Dal gruppo al brand

Nel corso degli ultimi decenni sono molti i cambiamenti intervenuti nella nostra società, sia nell’educazione che nella famiglia.

Chi di noi non ricorda la suddivisione in “colori” o “squadre” all’asilo dove, indipendentemente dalla professione del papà (le mamme che lavoravano all’epoca erano poche) o dall’auto posseduta, i bambini di una stessa squadra svolgevano attività didattiche e ludiche insieme e, ogni squadra, le svolgeva con le altre.
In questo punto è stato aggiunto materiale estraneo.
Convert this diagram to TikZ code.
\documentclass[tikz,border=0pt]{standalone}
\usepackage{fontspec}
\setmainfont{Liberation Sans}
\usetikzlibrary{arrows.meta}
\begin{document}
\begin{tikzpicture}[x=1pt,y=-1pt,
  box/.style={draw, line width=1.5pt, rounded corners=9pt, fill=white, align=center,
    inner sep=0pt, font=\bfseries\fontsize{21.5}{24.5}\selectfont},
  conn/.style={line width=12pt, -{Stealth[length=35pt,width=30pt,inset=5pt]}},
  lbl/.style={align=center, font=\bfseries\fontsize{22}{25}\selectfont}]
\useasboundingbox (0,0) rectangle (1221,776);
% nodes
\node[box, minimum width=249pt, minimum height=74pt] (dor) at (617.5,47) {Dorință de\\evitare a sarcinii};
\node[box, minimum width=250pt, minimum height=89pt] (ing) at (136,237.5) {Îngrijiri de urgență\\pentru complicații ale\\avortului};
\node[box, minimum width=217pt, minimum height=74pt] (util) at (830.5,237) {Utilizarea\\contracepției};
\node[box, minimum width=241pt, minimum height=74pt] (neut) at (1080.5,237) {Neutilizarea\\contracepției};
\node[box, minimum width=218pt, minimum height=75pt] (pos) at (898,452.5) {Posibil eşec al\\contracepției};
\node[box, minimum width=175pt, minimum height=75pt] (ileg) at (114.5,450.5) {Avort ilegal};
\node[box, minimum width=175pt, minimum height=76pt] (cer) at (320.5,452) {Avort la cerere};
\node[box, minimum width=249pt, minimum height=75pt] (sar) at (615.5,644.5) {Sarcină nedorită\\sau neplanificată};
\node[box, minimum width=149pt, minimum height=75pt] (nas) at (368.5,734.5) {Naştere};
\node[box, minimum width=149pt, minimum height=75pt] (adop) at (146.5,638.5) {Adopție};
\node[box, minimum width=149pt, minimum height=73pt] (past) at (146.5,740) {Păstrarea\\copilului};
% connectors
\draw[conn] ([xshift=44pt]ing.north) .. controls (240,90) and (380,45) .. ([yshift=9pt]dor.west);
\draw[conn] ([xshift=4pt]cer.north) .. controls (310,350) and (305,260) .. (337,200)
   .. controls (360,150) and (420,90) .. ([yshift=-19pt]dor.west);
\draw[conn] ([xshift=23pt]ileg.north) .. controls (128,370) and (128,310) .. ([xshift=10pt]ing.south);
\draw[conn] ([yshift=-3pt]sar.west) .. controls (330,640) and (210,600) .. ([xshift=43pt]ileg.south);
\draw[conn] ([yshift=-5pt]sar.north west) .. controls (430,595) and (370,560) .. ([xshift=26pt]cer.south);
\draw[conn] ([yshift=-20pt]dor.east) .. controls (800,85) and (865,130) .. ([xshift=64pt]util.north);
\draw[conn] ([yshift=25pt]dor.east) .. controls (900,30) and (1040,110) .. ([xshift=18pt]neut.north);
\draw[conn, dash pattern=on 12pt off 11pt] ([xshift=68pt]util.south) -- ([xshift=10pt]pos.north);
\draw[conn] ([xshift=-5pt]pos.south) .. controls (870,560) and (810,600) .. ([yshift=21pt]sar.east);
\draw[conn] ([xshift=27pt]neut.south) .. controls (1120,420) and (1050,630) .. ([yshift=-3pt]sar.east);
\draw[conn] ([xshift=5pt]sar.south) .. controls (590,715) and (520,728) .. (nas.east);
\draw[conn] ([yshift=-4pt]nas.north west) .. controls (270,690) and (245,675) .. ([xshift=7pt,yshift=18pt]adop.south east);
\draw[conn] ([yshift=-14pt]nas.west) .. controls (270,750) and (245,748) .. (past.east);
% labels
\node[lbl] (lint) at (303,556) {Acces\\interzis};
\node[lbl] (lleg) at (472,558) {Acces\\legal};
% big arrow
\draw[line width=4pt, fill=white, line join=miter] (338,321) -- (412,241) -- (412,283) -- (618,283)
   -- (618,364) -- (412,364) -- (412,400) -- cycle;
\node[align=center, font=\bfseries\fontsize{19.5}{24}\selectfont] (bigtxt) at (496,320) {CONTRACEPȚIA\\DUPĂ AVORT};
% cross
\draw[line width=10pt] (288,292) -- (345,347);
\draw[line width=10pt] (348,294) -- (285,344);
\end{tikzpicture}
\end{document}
Il grembiulino stesso adottato alle elementari uniformava, appunto, tutti gli alunni evitando differenziazioni diseducative tra chi poteva e chi no, tra i ricchi ed i poveri, tra un ceto ed un altro.
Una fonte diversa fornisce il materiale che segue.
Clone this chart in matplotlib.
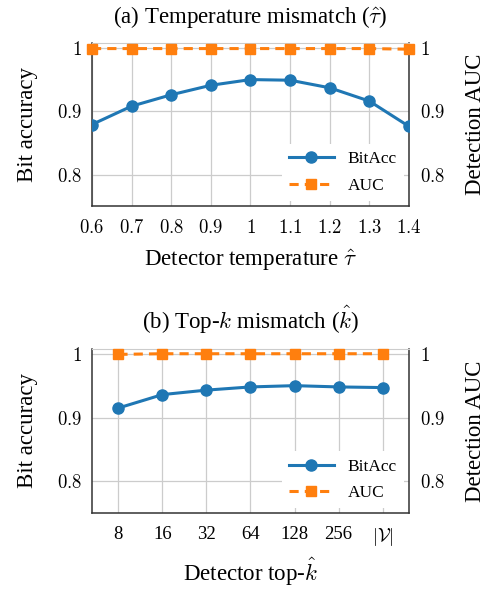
import numpy as np
import matplotlib
matplotlib.use('Agg')
import matplotlib.pyplot as plt

plt.rcParams['font.family'] = ['Liberation Serif', 'DejaVu Serif']
plt.rcParams['mathtext.fontset'] = 'cm'

# (a) temperature mismatch
temps = [0.6, 0.7, 0.8, 0.9, 1.0, 1.1, 1.2, 1.3, 1.4]
temp_labels = ['0.6', '0.7', '0.8', '0.9', '1', '1.1', '1.2', '1.3', '1.4']
temp_bitacc = [0.879, 0.908, 0.926, 0.941, 0.950, 0.949, 0.937, 0.916, 0.876]
temp_auc = [0.999, 0.999, 0.999, 0.999, 0.999, 0.999, 0.999, 0.999, 0.998]

# (b) top-k mismatch
topk_labels = ['8', '16', '32', '64', '128', '256', r'$|\mathcal{V}|$']
topk_bitacc = [0.915, 0.936, 0.943, 0.948, 0.950, 0.948, 0.947]
topk_auc = [0.999, 1.0, 1.0, 1.0, 1.0, 1.0, 1.0]

yticks = [0.8, 0.9, 1.0]
ytick_labels = ['$0.8$', '$0.9$', '$1$']

blue = '#1f77b4'
orange = '#ff7f0e'
FS_TICK = 13.5
FS_LAB = 16.5

fig = plt.figure(figsize=(4.88, 5.89), dpi=100)
ax1 = fig.add_axes([0.1885, 0.650, 0.6496, 0.2772])
ax2 = fig.add_axes([0.1885, 0.1285, 0.6496, 0.2796])


def draw(ax, x, bitacc, auc, xlim, xticks, xlabels, xlabel, title, xpad):
    ax.plot(x, bitacc, color=blue, lw=2.2, marker='o', ms=8, label='BitAcc', zorder=3)
    ax.plot(x, auc, color=orange, lw=2.2, ls=(0, (3, 2)), marker='s', ms=7,
            label='AUC', zorder=4, clip_on=False)
    ax.set_xlim(*xlim)
    ax.set_ylim(0.75, 1.008)
    ax.set_xticks(xticks)
    ax.set_xticklabels(xlabels, fontsize=FS_TICK)
    ax.set_yticks(yticks)
    ax.set_yticklabels(ytick_labels, fontsize=FS_TICK)
    ax.grid(True, color='#cccccc', lw=0.9)
    ax.set_axisbelow(True)
    ax.tick_params(axis='x', length=0, pad=9)
    ax.tick_params(axis='y', length=0, pad=7)
    for s in ['left', 'right', 'bottom']:
        ax.spines[s].set_color('#333333')
        ax.spines[s].set_linewidth(1.1)
    ax.spines['top'].set_color('#cccccc')
    ax.set_ylabel('Bit accuracy', fontsize=FS_LAB, labelpad=14)
    ax.set_xlabel(xlabel, fontsize=FS_LAB, labelpad=xpad)
    ax.set_title(title, fontsize=FS_LAB, pad=14)
    tw = ax.twinx()
    tw.set_ylim(ax.get_ylim())
    tw.set_yticks(yticks)
    tw.set_yticklabels(ytick_labels, fontsize=FS_TICK)
    tw.tick_params(length=0, pad=8)
    for s in tw.spines.values():
        s.set_visible(False)
    tw.set_ylabel('Detection AUC', fontsize=FS_LAB, labelpad=14)
    leg = ax.legend(loc='lower right', frameon=True, fontsize=12.5, handlelength=2.6,
                    borderaxespad=0.3, labelspacing=0.6)
    leg.get_frame().set_edgecolor('none')
    leg.get_frame().set_alpha(1)


draw(ax1, temps, temp_bitacc, temp_auc, (0.6, 1.4), temps,
     ['$' + t + '$' for t in temp_labels], r'Detector temperature $\hat{\tau}$',
     r'(a) Temperature mismatch ($\hat{\tau}$)', 8)

idx = np.arange(len(topk_labels))
draw(ax2, idx, topk_bitacc, topk_auc, (-0.6, 6.6), idx, topk_labels,
     r'Detector top-$\hat{k}$', r'(b) Top-$k$ mismatch ($\hat{k}$)', 6)

fig.savefig('out.png', dpi=100)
La stessa cosa succedeva, e credo succeda tuttora, negli scout dove le squadriglie (o le sestiglie per i lupetti) erano contraddistinte, per esempio, dal nome di un animale cosicché in una gara vincevano gli scoiattoli (o i pezzati per i lupetti), non chi guida il SUV o quello con la bici da 3000 euro.
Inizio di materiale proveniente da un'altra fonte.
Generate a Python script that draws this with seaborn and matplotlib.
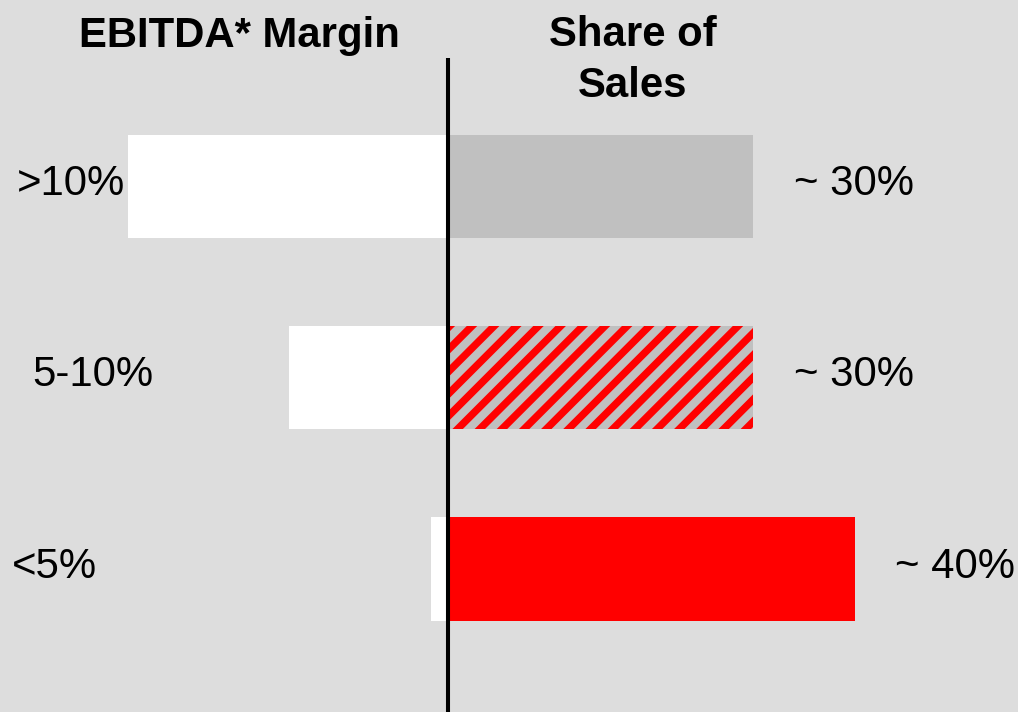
import matplotlib
matplotlib.use("Agg")
import matplotlib.pyplot as plt
import seaborn as sns
import pandas as pd

# data
categories = [">10%", "5-10%", "<5%"]
margin_bar = [31.5, 15.6, 1.7]      # white bars, left of the axis
sales_share = [30, 30, 40]          # share of sales, right of the axis
share_labels = ["~ 30%", "~ 30%", "~ 40%"]

bg = "#dddddd"
bar_colors = {">10%": "#c0c0c0", "5-10%": "#c0c0c0", "<5%": "#ff0000"}

DPI = 133
PX = 10.17  # pixels per percent unit
FS = 22.7

sns.set_theme(style="white")
plt.rcParams["font.family"] = ["Liberation Sans", "DejaVu Sans"]
plt.rcParams["hatch.linewidth"] = 4
plt.rcParams["hatch.color"] = "red"

fig = plt.figure(figsize=(1018 / DPI, 712 / DPI), dpi=DPI, facecolor=bg)
ax = fig.add_axes([0, 0, 1, 1])
ax.set_facecolor(bg)

df = pd.DataFrame({
    "category": categories,
    "margin": [-m for m in margin_bar],
    "share": sales_share,
})

sns.barplot(data=df, x="margin", y="category", color="white", saturation=1,
            width=0.54, orient="h", errorbar=None, linewidth=0, ax=ax)
sns.barplot(data=df, x="share", y="category", hue="category", palette=bar_colors,
            saturation=1, width=0.54, orient="h", errorbar=None, linewidth=0,
            legend=False, ax=ax)

# hatched middle bar
for p in ax.patches:
    yc = p.get_y() + p.get_height() / 2
    if p.get_x() >= -0.01 and p.get_width() > 0 and abs(yc - 1) < 0.05:
        p.set_hatch("//")
        p.set_edgecolor("red")
        p.set_linewidth(0)

ax.vlines(0, -0.672, 2.75, color="black", lw=2.2, zorder=5)

# left labels
left_px = [17, 32, 12]
for i, (lab, px) in enumerate(zip(categories, left_px)):
    ax.text((px - 448) / PX, i + 0.045, lab, ha="left", va="baseline",
            fontsize=FS, color="black")

# right labels
for i, (v, lab) in enumerate(zip(sales_share, share_labels)):
    ax.text(v + 4, i + 0.045, lab, ha="left", va="baseline",
            fontsize=FS, color="black")

ax.set_xlim(-448 / PX, 570 / PX)
ax.set_ylim(2.748, -0.975)
ax.set_axis_off()

fig.text(239 / 1018, 1 - 47 / 712, "EBITDA* Margin", ha="center", va="baseline",
         fontsize=FS, fontweight="bold", color="black")
fig.text(633 / 1018, 1 - 46 / 712, "Share of", ha="center", va="baseline",
         fontsize=FS, fontweight="bold", color="black")
fig.text(633 / 1018, 1 - 97 / 712, "Sales", ha="center", va="baseline",
         fontsize=FS, fontweight="bold", color="black")

fig.savefig("out.png", dpi=DPI, facecolor=bg)
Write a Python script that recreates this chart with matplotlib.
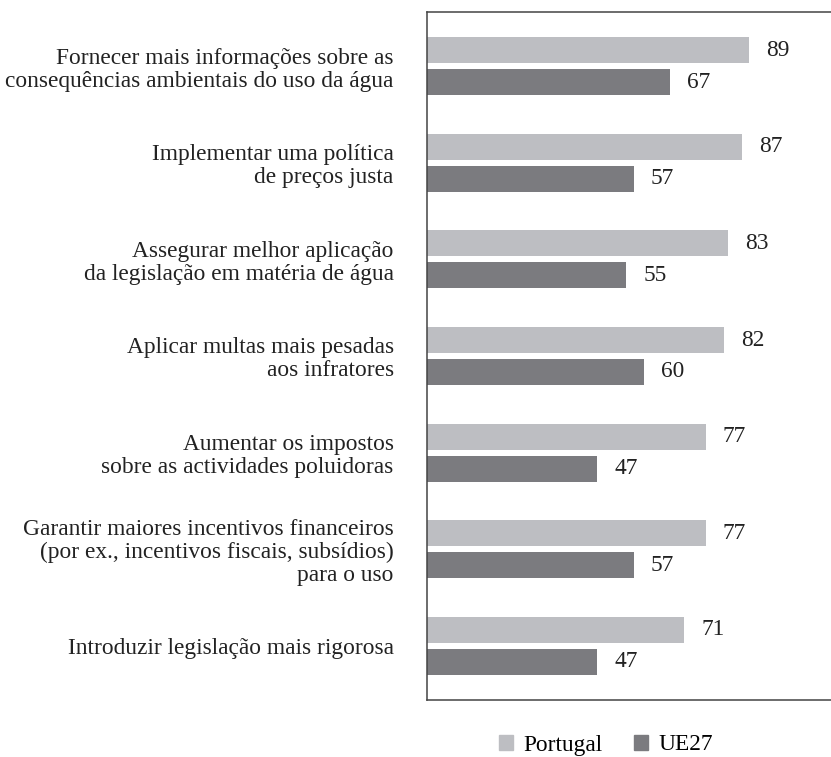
import matplotlib
matplotlib.use("Agg")
import matplotlib.pyplot as plt
from matplotlib.patches import Patch
import numpy as np

categories = [
    "Fornecer mais informações sobre as\nconsequências ambientais do uso da água",
    "Implementar uma política\nde preços justa",
    "Assegurar melhor aplicação\nda legislação em matéria de água",
    "Aplicar multas mais pesadas\naos infratores",
    "Aumentar os impostos\nsobre as actividades poluidoras",
    "Garantir maiores incentivos financeiros\n(por ex., incentivos fiscais, subsídios)\npara o uso",
    "Introduzir legislação mais rigorosa",
]
portugal = [89, 87, 83, 82, 77, 77, 71]
ue27 = [67, 57, 55, 60, 47, 57, 47]
series_names = ["Portugal", "UE27"]

c_pt = "#bdbec2"
c_ue = "#7b7b7f"
fs = 16.8
plt.rcParams['font.family'] = ['Liberation Serif', 'DejaVu Serif']

fig = plt.figure(figsize=(8.31, 7.57), dpi=100)
ax = fig.add_axes([427/831, 57/757, 404/831, 688/757])

y = np.arange(len(categories))
h = 0.27
off = 0.165
b1 = ax.barh(y - off, portugal, height=h, color=c_pt)
b2 = ax.barh(y + off, ue27, height=h, color=c_ue)

for bars, vals in ((b1, portugal), (b2, ue27)):
    for rect, v in zip(bars, vals):
        ax.annotate(str(v), (rect.get_width(), rect.get_y() + rect.get_height()/2),
                    xytext=(17, 0), textcoords="offset pixels",
                    ha="left", va="center", fontsize=fs, color="#222222")

ax.set_xlim(0, 111.5)
ax.set_ylim(len(categories) - 0.44, -0.56)
ax.set_yticks(y)
ax.set_yticklabels(categories, fontsize=fs, color="#222222", linespacing=1.12)
ax.tick_params(axis='y', length=0, pad=24)
ax.set_xticks([])
for s in ("left", "top", "bottom"):
    ax.spines[s].set_color("#444444")
    ax.spines[s].set_linewidth(1.1)
ax.spines["right"].set_visible(False)

handles = [Patch(color=c_pt), Patch(color=c_ue)]
fig.legend(handles, series_names, loc="center", bbox_to_anchor=(606/831, 1 - 745/757),
           ncol=2, frameon=False, fontsize=fs, handlelength=0.6, handleheight=0.6,
           handletextpad=0.45, columnspacing=1.35)

fig.savefig("out.png", dpi=100)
Negli anni ’70, in coincidenza con le prime lotte politiche tra sinistra e destra le fazioni cominciarono ad essere distinguibili dall’abbigliamento: chi indossava loden e scarpe “College” e chi, invece, “Clark” ed eskimo schierandosi dalla parte opposta.

Negli anni ’80 lo yuppismo esaltò ulteriormente la contrapposizione tra chi viveva la Milano da bere e chi la subiva, tra chi imitava l’Avvocato e chi, invece, avrebbe venduto la mamma per noleggiare una fuoriserie e mostrarsi per ciò che non era.

Al giorno d’oggi, purtroppo, la situazione è peggiorata: non si cerca più l’appartenenza ad un gruppo (o associazione o aggregazione umana a qualsiasi livello) per collaborare, agire insieme e crescere con l’esempio e l’aiuto reciproco ma si sente il bisogno di uniformarsi, di livellarsi appiattendo, di fatto, la personalità.  I ragazzi (ma non solo loro) si sentono esclusi dalla cerchia di amici e compagni di scuola se non indossano abiti ed accessori griffati (dal giubbotto allo zaino, agli occhiali da sole alla borsa). Oltretutto le griffe “di moda” cambiano periodicamente con il risultato che ciò che hai comprato e ti rendeva degno di entrare nel club dei “privi di personalità” dopo qualche tempo diventa obsoleto e ti obbliga a ripetere la sfilata con un brand diverso.

Quel che è peggio è che molti, pur di apparire, non esitano a comprare oggetti contraffatti, spesso di qualità scadente, pur di fregiarsi di quel logo o quelle iniziali su ciò che indossano: forse ignorano che chi acquista per sé (non per un amico o altri) un bene contraffatto realizza un illecito amministrativo, punito con una sanzione pecuniaria che va da 100 a 7.000 euro, ai sensi della Legge n° 99 del 2009. Non si può sostenere che si credeva fossero oggetti originali perché la differenza di prezzo rispetto ai prodotti originali fa capire che sono state violate le norme in materia di origine e provenienza dei prodotti con un uso indebito del marchio.

Se, poi, compro quella merce per darla ad altri, guadagnando dalla vendita, incorro nel reato di ricettazione (art. 648 c.p.) che si concretizza quando una persona, per procurare a sé o ad altri un profitto, compra merce contraffatta o di provenienza illecita.

Conviene rischiare per sentirsi parte integrata di un gruppo perdendo, oltretutto, la propria peculiarità?

Ai miei studenti ed ai clienti ripeto sempre “In una cosa siamo tutti uguali: essere ognuno diverso dagli altri”.

E’ evidente che non sentirsi accettati non sia piacevole, ma proviamo noi a creare una moda, una corrente di pensiero che davvero ci rappresenti, ci appartenga e ci contraddistingua dagli altri. Come possiamo sentirci integrati per il solo fatto di indossare uno slogan (un logo lo è) di un brand che unisce persone nel mondo totalmente diverse l’una dall’altra, che viene spesso “integrato” da falsi (la merce contraffatta) rendendo uguali chi è originale con chi è falso?

A lezione spiego sempre che la felicità non è la meta, ma la via: non dobbiamo inseguire la felicità facendo ciò che fanno gli altri, pensando che loro siano felici perché hanno ciò che mostrano: dobbiamo essere felici mentre facciamo quello che ci piace, che ci fa stare bene senza curarci di cosa faccia chi ci circonda.

Prima o poi la finzione viene scoperta: meglio essere diversi perché originali che uguali senza personalità.